Death of 10-year-old convinces D.A., legislator to push for new law |

Death of 10-year-old convinces D.A., legislator to push for new law

A 10-year-old girl from Windsor, Calif., died swimming in Lake Sonoma almost two years ago. She was electrocuted when she touched a pier with faulty wiring – a pier where owners allegedly knew there was danger.

Deirdre McCormick was swimming happily with friends when she died, according to her grandmother, South Lake Tahoe’s Linda McCormick, who said, “there is always room for an accident but (the marina owners) were not careful.”

Sonoma County District Attorney Michael Mullins agreed but could never bring charges against the company that operates the marina at Lake Sonoma for the U.S. Army. He said there was no doubt that the concessionaire that runs the marina was negligent and that the wiring on the dock was faulty, so he decided to push for legislation that would make marinas safer.

“We really need it, there is danger like that (at Lake Tahoe), I just know it,” McCormick said. “The only thing we can do is make people aware so that this never happens again.”
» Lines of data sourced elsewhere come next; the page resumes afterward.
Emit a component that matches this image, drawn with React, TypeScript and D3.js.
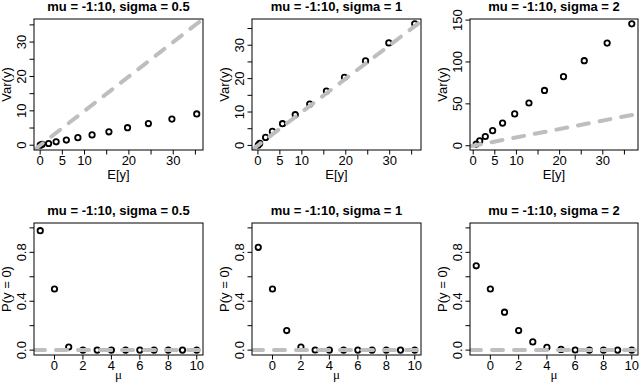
import React from 'react';
import * as d3 from 'd3';

// mu = -1:10 on every panel
const mu = [-1, 0, 1, 2, 3, 4, 5, 6, 7, 8, 9, 10];
const sigmaLabels = ['0.5', '1', '2'];

// E[y] / Var(y)
const meanS05 = [0.02, 0.45, 1.9, 3.6, 5.9, 8.5, 11.7, 15.5, 19.7, 24.4, 29.7, 35.3];
const varS05 = [0.02, 0.25, 0.5, 1.0, 1.5, 2.2, 3.0, 3.9, 5.1, 6.3, 7.6, 9.1];
const meanS1 = [0.08, 0.4, 1.75, 3.3, 5.6, 8.5, 11.8, 15.6, 19.7, 24.5, 29.8, 35.7];
const varS1 = [0.1, 0.6, 2.4, 4.2, 6.5, 9.2, 12.4, 16.3, 20.4, 25.3, 30.7, 36.4];
const meanS2 = [0.7, 1.5, 2.8, 4.5, 6.8, 9.6, 12.9, 16.5, 20.9, 25.7, 31.0, 36.7];
const varS2 = [2.0, 5.8, 11.0, 18.0, 27.0, 38.0, 51.0, 66.0, 82.5, 101.5, 122.5, 145.5];

// P(y = 0), bottom row
const p0S05 = [0.977, 0.5, 0.025, 0, 0, 0, 0, 0, 0, 0, 0, 0];
const p0S1 = [0.841, 0.5, 0.16, 0.025, 0.001, 0, 0, 0, 0, 0, 0, 0];
const p0S2 = [0.69, 0.5, 0.31, 0.16, 0.067, 0.023, 0.006, 0.001, 0, 0, 0, 0];

// ticks (R drops labels that would overlap, hence the blanks)
const meanTicks = [0, 5, 10, 15, 20, 25, 30, 35];
const meanTickLabels = ['0', '5', '10', '', '20', '', '30', ''];
const varTicks = [0, 5, 10, 15, 20, 25, 30, 35];
const varTickLabels = ['0', '', '10', '', '20', '', '30', ''];
const varTicksBig = [0, 50, 100, 150];
const varTickLabelsBig = ['0', '50', '100', '150'];
const muTicks = [0, 2, 4, 6, 8, 10];
const muTickLabels = ['0', '2', '4', '6', '8', '10'];
const pTicks = [0, 0.2, 0.4, 0.6, 0.8, 1];
const pTickLabels = ['0.0', '', '0.4', '', '0.8', ''];

const FONT = 'Liberation Sans, Arial, Helvetica, sans-serif';
const GREY = '#bebebe';
const LABEL_SIZE = 13;

// R style axis range: data range stretched by 4% each side
const pad = (ext: number[]) => {
    const d = ext[1] - ext[0];
    return [ext[0] - 0.04 * d, ext[1] + 0.04 * d];
};

type PanelProps = {
    id: string;
    x0: number; y0: number; w: number; h: number;
    title: string;
    xTitle: string; yTitle: string;
    xTitleOffset: number;
    xTitleSerif?: boolean;
    xs: number[]; ys: number[];
    xDomain: number[]; yDomain: number[];
    xTicks: number[]; xTickLabels: string[];
    yTicks: number[]; yTickLabels: string[];
    refLine: 'identity' | 'zero';
};

const Panel = (p: PanelProps) => {
    const x = d3.scaleLinear().domain(p.xDomain).range([p.x0, p.x0 + p.w]);
    const y = d3.scaleLinear().domain(p.yDomain).range([p.y0 + p.h, p.y0]);
    const y1 = p.y0 + p.h;

    const ref = p.refLine === 'identity'
        ? d3.line<number>().x(d => x(d)).y(d => y(d))([p.xDomain[0], p.xDomain[1]])
        : d3.line<number>().x(d => x(d)).y(() => y(0))([p.xDomain[0], p.xDomain[1]]);

    return (
        <g>
            <defs>
                <clipPath id={p.id}>
                    <rect x={p.x0} y={p.y0} width={p.w} height={p.h} />
                </clipPath>
            </defs>

            <text x={p.x0 + p.w / 2} y={p.y0 - 8.5} textAnchor="middle"
                fontFamily={FONT} fontWeight="bold" fontSize={13}>{p.title}</text>

            {p.xs.map((d, i) => (
                <circle key={i} cx={x(d)} cy={y(p.ys[i])} r={2.7}
                    fill="none" stroke="#000" strokeWidth={1.8} />
            ))}

            <path d={ref ?? ''} clipPath={`url(#${p.id})`} fill="none" stroke={GREY}
                strokeWidth={4} strokeDasharray="11 11" strokeLinecap="round" />

            <rect x={p.x0} y={p.y0} width={p.w} height={p.h} fill="none" stroke="#000" strokeWidth={1} />

            {/* bottom axis */}
            {p.xTicks.map((t, i) => (
                <g key={`xt${i}`}>
                    <line x1={x(t)} x2={x(t)} y1={y1} y2={y1 + 4.5} stroke="#000" />
                    {p.xTickLabels[i] && (
                        <text x={x(t)} y={y1 + 14.5} textAnchor="middle" fontFamily={FONT}
                            fontSize={LABEL_SIZE}>{p.xTickLabels[i]}</text>
                    )}
                </g>
            ))}
            <text x={p.x0 + p.w / 2} y={y1 + p.xTitleOffset} textAnchor="middle"
                fontFamily={p.xTitleSerif ? 'Liberation Serif, DejaVu Serif, serif' : FONT}
                fontSize={LABEL_SIZE}>{p.xTitle}</text>

            {/* left axis */}
            {p.yTicks.map((t, i) => (
                <g key={`yt${i}`}>
                    <line x1={p.x0 - 4.5} x2={p.x0} y1={y(t)} y2={y(t)} stroke="#000" />
                    {p.yTickLabels[i] && (
                        <text transform={`translate(${p.x0 - 8.5},${y(t)}) rotate(-90)`}
                            textAnchor="middle" fontFamily={FONT} fontSize={LABEL_SIZE}>{p.yTickLabels[i]}</text>
                    )}
                </g>
            ))}
            <text transform={`translate(${p.x0 - 23.5},${p.y0 + p.h / 2}) rotate(-90)`}
                textAnchor="middle" fontFamily={FONT} fontSize={LABEL_SIZE}>{p.yTitle}</text>
        </g>
    );
};

const App = () => {
    const width = 640;
    const height = 384;
    const lefts = [34, 252, 470];
    const widths = [169, 169, 168];
    const topRow = { y0: 19, h: 131 };
    const bottomRow = { y0: 223, h: 132 };

    const means = [meanS05, meanS1, meanS2];
    const vars = [varS05, varS1, varS2];
    const p0s = [p0S05, p0S1, p0S2];

    return (
        <svg width={width} height={height} viewBox={`0 0 ${width} ${height}`}
            style={{ position: 'absolute', left: 0, top: 0, background: '#fff' }}>
            <rect width={width} height={height} fill="#fff" />
            {sigmaLabels.map((s, k) => {
                const m = means[k];
                const v = vars[k];
                const both = d3.extent([...m, ...v]) as number[];
                const big = k === 2;
                return (
                    <Panel key={`top${k}`} id={`clipTop${k}`}
                        x0={lefts[k]} y0={topRow.y0} w={widths[k]} h={topRow.h}
                        title={`mu = -1:10, sigma = ${s}`}
                        xTitle="E[y]" yTitle="Var(y)" xTitleOffset={29}
                        xs={m} ys={v}
                        xDomain={pad(d3.extent(m) as number[])} yDomain={pad(both)}
                        xTicks={meanTicks} xTickLabels={meanTickLabels}
                        yTicks={big ? varTicksBig : varTicks}
                        yTickLabels={big ? varTickLabelsBig : varTickLabels}
                        refLine="identity" />
                );
            })}
            {sigmaLabels.map((s, k) => (
                <Panel key={`bot${k}`} id={`clipBot${k}`}
                    x0={lefts[k]} y0={bottomRow.y0} w={widths[k]} h={bottomRow.h}
                    title={`mu = -1:10, sigma = ${s}`}
                    xTitle="μ" xTitleSerif yTitle="P(y = 0)" xTitleOffset={24}
                    xs={mu} ys={p0s[k]}
                    xDomain={pad(d3.extent(mu) as number[])} yDomain={pad([0, 1])}
                    xTicks={muTicks} xTickLabels={muTickLabels}
                    yTicks={pTicks} yTickLabels={pTickLabels}
                    refLine="zero" />
            ))}
        </svg>
    );
};

export default App;
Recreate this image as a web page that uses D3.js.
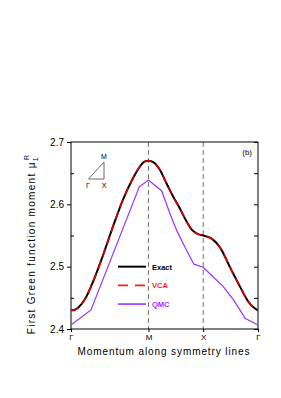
<!DOCTYPE html>
<html><head><meta charset="utf-8">
<script src="https://cdn.jsdelivr.net/npm/d3@7"></script>
<style>body{margin:0;background:#fff}svg{display:block}text{font-family:"Liberation Sans",Arial,sans-serif}</style>
</head><body>
<script>
// path coordinate: Γ=0, M=√2, X=√2+1, Γ=√2+2
const kTicks = [0, Math.SQRT2, Math.SQRT2 + 1, Math.SQRT2 + 2];
const kLabels = ["Γ", "M", "X", "Γ"];
const yTicks = [2.4, 2.5, 2.6, 2.7];
const yMinor = [2.45, 2.55, 2.65];

const exactK = [0, 0.073, 0.152, 0.256, 0.365, 0.579, 0.761, 0.944, 1.127, 1.26, 1.333, 1.414, 1.515, 1.625, 1.747, 1.862, 1.99, 2.1, 2.209, 2.3, 2.414, 2.569, 2.72, 2.903, 3.085, 3.237, 3.341, 3.414];
const exactV = [2.43, 2.431, 2.436, 2.448, 2.468, 2.517, 2.563, 2.6065, 2.641, 2.661, 2.668, 2.67, 2.667, 2.655, 2.633, 2.613, 2.593, 2.574, 2.559, 2.553, 2.55, 2.545, 2.531, 2.499, 2.468, 2.444, 2.434, 2.43];
const vcaV = exactV.slice();

const qmcK = [0, 0.365, 1.247, 1.414, 1.656, 1.808, 1.935, 2.081, 2.245, 2.414, 2.598, 2.781, 2.963, 3.085, 3.177, 3.414];
const qmcV = [2.4065, 2.4306, 2.628, 2.639, 2.6215, 2.585, 2.557, 2.531, 2.504, 2.499, 2.4835, 2.468, 2.447, 2.4306, 2.417, 2.4065];

const legendNames = ["Exact", "VCA", "QMC"];
const colors = {Exact: "#000", VCA: "#ff1a1a", QMC: "#9933ff"};

const W = 281, H = 398;
const L = 71, R = 258, T = 142, B = 329;
const svg = d3.select("body").append("svg").attr("width", W).attr("height", H);

const x = d3.scaleLinear().domain([0, Math.SQRT2 + 2]).range([L, R]);
const y = d3.scaleLinear().domain([2.4, 2.7]).range([B, T]);

// dashed vertical symmetry lines
svg.selectAll("line.sym").data([kTicks[1], kTicks[2]]).join("line")
  .attr("x1", d => x(d)).attr("x2", d => x(d)).attr("y1", T).attr("y2", B)
  .attr("stroke", "#777").attr("stroke-width", 1).attr("stroke-dasharray", "5,3");

// frame
svg.append("rect").attr("x", L).attr("y", T).attr("width", R - L).attr("height", B - T)
  .attr("fill", "none").attr("stroke", "#000").attr("stroke-width", 1);

// left axis
const gl = svg.append("g").attr("transform", `translate(${L},0)`)
  .call(d3.axisLeft(y).tickValues(yTicks).tickFormat(d3.format(".1f")).tickSize(4).tickPadding(3));
gl.select(".domain").remove();
gl.selectAll("text").attr("font-size", 10).attr("fill", "#000");
svg.append("g").attr("transform", `translate(${L},0)`)
  .call(d3.axisRight(y).tickValues(yMinor).tickFormat("").tickSize(3))
  .select(".domain").remove();
// right axis (inward)
const gr = svg.append("g").attr("transform", `translate(${R},0)`)
  .call(d3.axisLeft(y).tickValues(yTicks.concat(yMinor)).tickFormat("").tickSize(4));
gr.select(".domain").remove();

// bottom axis
const gb = svg.append("g").attr("transform", `translate(0,${B})`)
  .call(d3.axisBottom(x).tickValues(kTicks).tickFormat((d, i) => kLabels[i]).tickSize(3).tickPadding(2));
gb.select(".domain").remove();
gb.selectAll("text").attr("font-size", 8).attr("fill", "#000");

// curves
const exact = exactK.map((k, i) => [k, exactV[i]]);
const vca = exactK.map((k, i) => [k, vcaV[i]]);
const qmc = qmcK.map((k, i) => [k, qmcV[i]]);
const smooth = d3.line().x(d => x(d[0])).y(d => y(d[1])).curve(d3.curveMonotoneX);
const lin = d3.line().x(d => x(d[0])).y(d => y(d[1]));

svg.append("path").attr("d", lin(qmc)).attr("fill", "none").attr("stroke", colors.QMC).attr("stroke-width", 1.2);
svg.append("path").attr("d", smooth(exact)).attr("fill", "none").attr("stroke", colors.Exact).attr("stroke-width", 2);
svg.append("path").attr("d", smooth(vca)).attr("fill", "none").attr("stroke", "#e00000").attr("stroke-width", 1.6).attr("stroke-dasharray", "8,5");

// legend
const legY = [2.5, 2.47, 2.44];
legendNames.forEach((n, i) => {
  const yy = y(legY[i]);
  const ln = svg.append("line").attr("x1", 118).attr("x2", 146).attr("y1", yy).attr("y2", yy)
    .attr("stroke", colors[n]).attr("stroke-width", n === "Exact" ? 2 : 1.6);
  if (n === "VCA") ln.attr("stroke-dasharray", "10,7");
  svg.append("text").attr("x", 152).attr("y", yy + 3).attr("font-size", 7.5).attr("font-weight", "bold")
    .attr("fill", colors[n]).text(n);
});

// inset triangle
svg.append("path").attr("d", "M88.5,179 L104,179 L104,162 Z").attr("fill", "none").attr("stroke", "#444").attr("stroke-width", 0.8);
svg.append("text").attr("x", 104).attr("y", 159).attr("text-anchor", "middle").attr("font-size", 7).text("M");
svg.append("text").attr("x", 88).attr("y", 188).attr("text-anchor", "middle").attr("font-size", 7).text("Γ");
svg.append("text").attr("x", 104).attr("y", 188).attr("text-anchor", "middle").attr("font-size", 7).text("X");

// panel label
svg.append("text").attr("x", 252).attr("y", 155).attr("text-anchor", "end").attr("font-size", 8).text("(b)");

// axis titles
svg.append("text").attr("x", 164).attr("y", 355).attr("text-anchor", "middle").attr("font-size", 10)
  .attr("letter-spacing", 0.9).text("Momentum along symmetry lines");
const yt = svg.append("text").attr("transform", "translate(35,244) rotate(-90)")
  .attr("text-anchor", "middle").attr("font-size", 10).attr("letter-spacing", 1.3);
yt.append("tspan").text("First Green function moment μ");
yt.append("tspan").attr("font-size", 7).attr("dy", 2.5).text("1");
yt.append("tspan").attr("font-size", 7).attr("dx", -4).attr("dy", -9).text("R");
</script>
</body></html>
Ensuring the safety of those who use marinas is the purpose of a bill introduced by Sen. Wesley Chesbro, D-Arcata, at Mullins’ urging. However, SB 2040 has met with opposition in the Senate Appropriations Committee.

“I don’t understand it,” Mullins said. “I am going to do my damndest to make sure it passes. This legislation would establish responsibility for inspections through county building departments … which are quite capable of making sure electricity doesn’t get into the water and kill people.”

The bill would require city and county building departments to inspect marinas within their jurisdiction each year to ensure they meet public safety standards. There are approximately 800 marinas in California, including several on Lake Tahoe.

According to Jedd Medefind, a spokesman for Sen. Tim Leslie, R-Tahoe City, who serves as vice chair on the Appropriations Committee, the committee members were concerned that the language regarding inspections is vague and the estimated $500,000 cost each year is not worth the benefit.

“The biggest question had to do with, is this a major problem? And will it make anybody’s life better?” Medefind said. “This bill would not even solve the problem (at Lake Sonoma) because the lake is owned by the federal government.”

Even the Democratic leadership of the committee were reluctant to support the bill, but were also reluctant to kill legislation introduced by a member of their own party. Instead, they suggested Chesbro refine the language of the legislation.

“We still feel optimistic and there is no reason to think it won’t pass,” said Chesbro, who will spend the next few weeks working with opponents to make them feel more comfortable and work on changes.

“If our kids are going to marinas, we should be sure that they are safe,” he said. “And if it costs the state a little more money it is money well spent.”

At the Timber Cove Marina, which is preparing to open for the summer, Bob Hassett said he could not comment on the legislation or how inspections might affect the marina because he had not seen the bill.

“But safety is always our first priority,” said Hassett, who operates the marina. “If codes are there to ensure safety then it is a good thing.”

McCormick said the emphasis should be put on safety and that it didn’t even occur to her that her granddaughter could die like she did.

“She was a happy, happy child,” she said. “At least she died happy – playing in the water with her sister and her cousin.”